Getting back to the idea of short interest, Jordan & Riley (2016) show in “The Long and Short of the Vol Anomaly,” that short interest dominates the low-volatility effect from July 1991 through December 2012.

High volatility stocks with low short interest had extraordinarily positive returns. High volatility stocks with high short interest had extraordinarily poor returns. Low volatility stocks had a similar, but less dramatic, disparity in performance based on short interest. Short interest has had a large impact on low-volatility performance.

Summarized below are the issues associated with the low-volatility premium:

•    Weak since 1990
•    Absent in higher-priced stocks
•    Exists mostly on the short side
•    Largely offset by transaction costs
•    Reliably positive only when cheap
•    Not present in equal-weight portfolios
•    Present only in the first month after formation

Less Downside Risk

With all these negatives, one might wonder why low volatility has been the fastest-growing factor. This may have to do with investors thinking low volatility has lower risk exposure than the market.

It is not surprising that investors are more risk-averse now. They have experienced two bear markets over the past 20 years where stocks lost half their value.

How much risk reduction is there really from low-volatility investing? To find out, I accessed the online data provided by van Vliet & De Koning. They used the 1000 largest NYSE, AMEX, and NASDAQ stocks over $1 per share in the CRSP database. Stocks were equal-weighted and sorted into deciles based on their volatility over the past 36 months. These portfolios were rebalanced quarterly.

I accessed the data starting in January 1934 to avoid the extreme returns of the late 1920s and early 1930s. I used the top two low-volatility deciles, representing 200 stocks, which is a typical fund-size portfolio. I compared the performance of the low-volatility portfolio to the S&P 500 and to a robust version of trend following absolute momentum that I use in my dual momentum models. Absolute momentum holds the S&P 500 when the model is in stocks and intermediate U.S. Government bonds when the model is out of the stock market. Data is from Ibbotson Associates.

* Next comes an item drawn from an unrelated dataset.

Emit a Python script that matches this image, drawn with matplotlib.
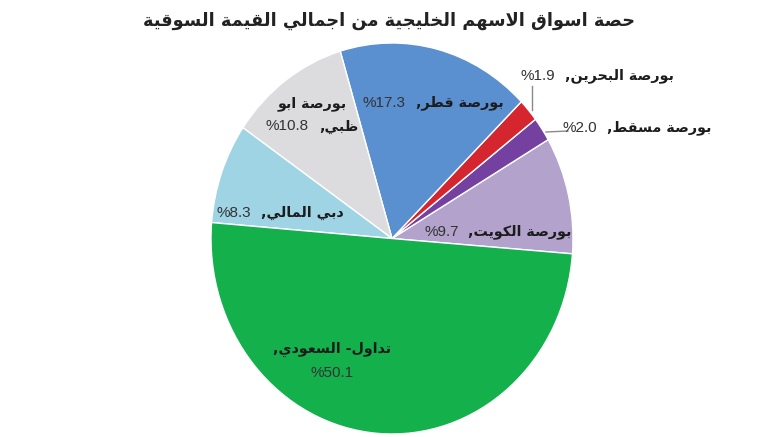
import matplotlib
matplotlib.use("Agg")
import matplotlib.pyplot as plt
from matplotlib.offsetbox import TextArea, HPacker, VPacker, AnnotationBbox
from matplotlib.lines import Line2D

# ---------------- data ----------------
title_text = "حصة اسواق الاسهم الخليجية من اجمالي القيمة السوقية"
names = ["بورصة الكويت", "بورصة مسقط", "بورصة البحرين", "بورصة قطر",
         "بورصة ابو ظبي", "دبي المالي", "تداول- السعودي"]
values = [9.7, 2.0, 1.9, 17.3, 10.8, 8.3, 50.1]
colors = ["#b3a3cc", "#7441a0", "#d5262f", "#5a8fd0", "#dcdcdf", "#9fd4e4", "#13b04c"]

# ------------- minimal Arabic shaping -------------
DUAL = {'ب': 0xFE8F, 'ت': 0xFE95, 'ث': 0xFE99, 'ج': 0xFE9D, 'ح': 0xFEA1, 'خ': 0xFEA5,
        'س': 0xFEB1, 'ش': 0xFEB5, 'ص': 0xFEB9, 'ض': 0xFEBD, 'ط': 0xFEC1, 'ظ': 0xFEC5,
        'ع': 0xFEC9, 'غ': 0xFECD, 'ف': 0xFED1, 'ق': 0xFED5, 'ك': 0xFED9, 'ل': 0xFEDD,
        'م': 0xFEE1, 'ن': 0xFEE5, 'ه': 0xFEE9, 'ي': 0xFEF1}
RIGHT = {'ا': 0xFE8D, 'أ': 0xFE83, 'إ': 0xFE87, 'آ': 0xFE81, 'ة': 0xFE93, 'د': 0xFEA9,
         'ذ': 0xFEAB, 'ر': 0xFEAD, 'ز': 0xFEAF, 'و': 0xFEED, 'ى': 0xFEEF}
LAMALEF = {'ا': 0xFEFB, 'أ': 0xFEF7, 'إ': 0xFEF9, 'آ': 0xFEF5}


def shape(s):
    toks = []
    i = 0
    while i < len(s):
        c = s[i]
        if c == 'ل' and i + 1 < len(s) and s[i + 1] in LAMALEF:
            toks.append(('LA', s[i + 1]))
            i += 2
        else:
            toks.append((c, None))
            i += 1

    def jt(t):
        if t[0] == 'LA' or t[0] in RIGHT:
            return 'R'
        if t[0] in DUAL:
            return 'D'
        return 'U'

    out = []
    for k, t in enumerate(toks):
        typ = jt(t)
        pj = k > 0 and jt(toks[k - 1]) == 'D'
        nj = k + 1 < len(toks) and jt(toks[k + 1]) in ('D', 'R')
        c = t[0]
        if typ == 'U':
            out.append(c)
        elif c == 'LA':
            out.append(chr(LAMALEF[t[1]] + (1 if pj else 0)))
        elif typ == 'R':
            out.append(chr(RIGHT[c] + (1 if pj else 0)))
        else:
            f = 3 if (pj and nj) else 1 if pj else 2 if nj else 0
            out.append(chr(DUAL[c] + f))
    return ''.join(out)[::-1]


W, H = 770, 437
fig = plt.figure(figsize=(W / 100, H / 100), dpi=100)
fig.patch.set_facecolor("white")

# pie: slightly taller than wide, as in the reference
ax = fig.add_axes([211 / W, 3 / H, 362 / W, 391 / H])
ax.pie(values, colors=colors, startangle=-4.5, counterclock=True,
       wedgeprops=dict(edgecolor="white", linewidth=1.0))
ax.set_aspect("auto")
ax.set_xlim(-1, 1)
ax.set_ylim(-1, 1)
ax.axis("off")

fig.text(389 / W, 1 - 21 / H, shape(title_text), ha="center", va="center",
         fontsize=12.8, fontweight="bold", color="#222222", family="DejaVu Sans")

AR = dict(fontsize=10.3, fontweight="bold", color="#1c1c1c", family="DejaVu Sans")
NUM = dict(fontsize=11, color="#333333", family="Liberation Sans")


def fp(x, y):
    return (x / W, 1 - y / H)


def place(box, x, y):
    ab = AnnotationBbox(box, fp(x, y), xycoords="figure fraction", frameon=False,
                        box_alignment=(0.5, 0.5), pad=0)
    fig.add_artist(ab)


def one_line(name, val, x, y):
    box = HPacker(children=[TextArea(f"%{val:.1f}", textprops=NUM),
                            TextArea(shape(name + ","), textprops=AR)],
                  align="baseline", pad=0, sep=7)
    place(box, x, y)


# label positions (pixels)
one_line(names[0], values[0], 498, 232)   # Kuwait
one_line(names[1], values[1], 637, 128)   # Muscat
one_line(names[2], values[2], 597, 76)    # Bahrain
one_line(names[3], values[3], 433, 103)   # Qatar
one_line(names[5], values[5], 280, 213)   # Dubai

# Abu Dhabi: two lines
ad_words = names[4].split(" ")
l1 = TextArea(shape(" ".join(ad_words[:2])), textprops=AR)
l2 = HPacker(children=[TextArea(f"%{values[4]:.1f}", textprops=NUM),
                       TextArea(shape(ad_words[2] + ","), textprops=AR)],
             align="baseline", pad=0, sep=7)
place(VPacker(children=[l1, l2], align="center", pad=0, sep=6), 312, 115)

# Saudi: two lines
s1 = TextArea(shape(names[6] + ","), textprops=AR)
s2 = TextArea(f"%{values[6]:.1f}", textprops=NUM)
place(VPacker(children=[s1, s2], align="center", pad=0, sep=7), 332, 361)

# leader lines
fig.add_artist(Line2D([532 / W, 532 / W], [1 - 110 / H, 1 - 86 / H],
                      transform=fig.transFigure, color="#8a8a8a", lw=1))
fig.add_artist(Line2D([546 / W, 568 / W], [1 - 132 / H, 1 - 131 / H],
                      transform=fig.transFigure, color="#8a8a8a", lw=1))

fig.savefig("out.png", dpi=100)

Results are hypothetical, are NOT an indicator of future results, and do NOT represent returns that any investor actually attained. Indexes are unmanaged, do not reflect management or trading fees, and one cannot invest directly in an index. Please see our Disclaimer page for more information.
 
The low-volatility portfolio outperformed the S&P 500. But absolute momentum was more effective at both reducing drawdown and enhancing return. For those who want more evidence on the efficacy of trend following, here are the results from Greyserman and Kaminski’s application of 12-month absolute momentum to stock indices, bonds, commodities, and currencies back to the year 1223. Assets were held long or short depending on the trend of the last 12 months. The sizes of the five largest drawdowns were reduced by an average of one-third.
 

Source: Greyserman & Kaminski (2014), Trend Following with Managed Futures

The viability of trend-following momentum back to the 13th century is strong evidence that it is not an artifact of data mining.

Conclusion

There are plenty of research papers and articles extolling the virtues of factor-based investing. Factors look good in theory and on paper. But whether they provide superior risk-adjusted real-world returns is another story [3]. Those promoting factor investing may be taking a page out of the political playbook. If you say something repeatedly, people will start to believe you and ignore contrary evidence. Investors may think they can do better than the market by using higher-cost factor-based investing. But not everyone can be above average.

[1] For more on the Russell 2000 index and its issues, see Alpha Architect’s “A Better Way to Buy the Russell 2000.” Other small-cap indices have done better than the Russell 2000, but have still been disappointing versus large-cap indices.
 
[2]  https://ritholtz.com/2018/07/mib-rob-arnott-research-affiliates/
[3] When I looked at the 41 factor-based funds with more than 5 years of price history, only three had an alpha that was statistically significant at the 5% confidence level.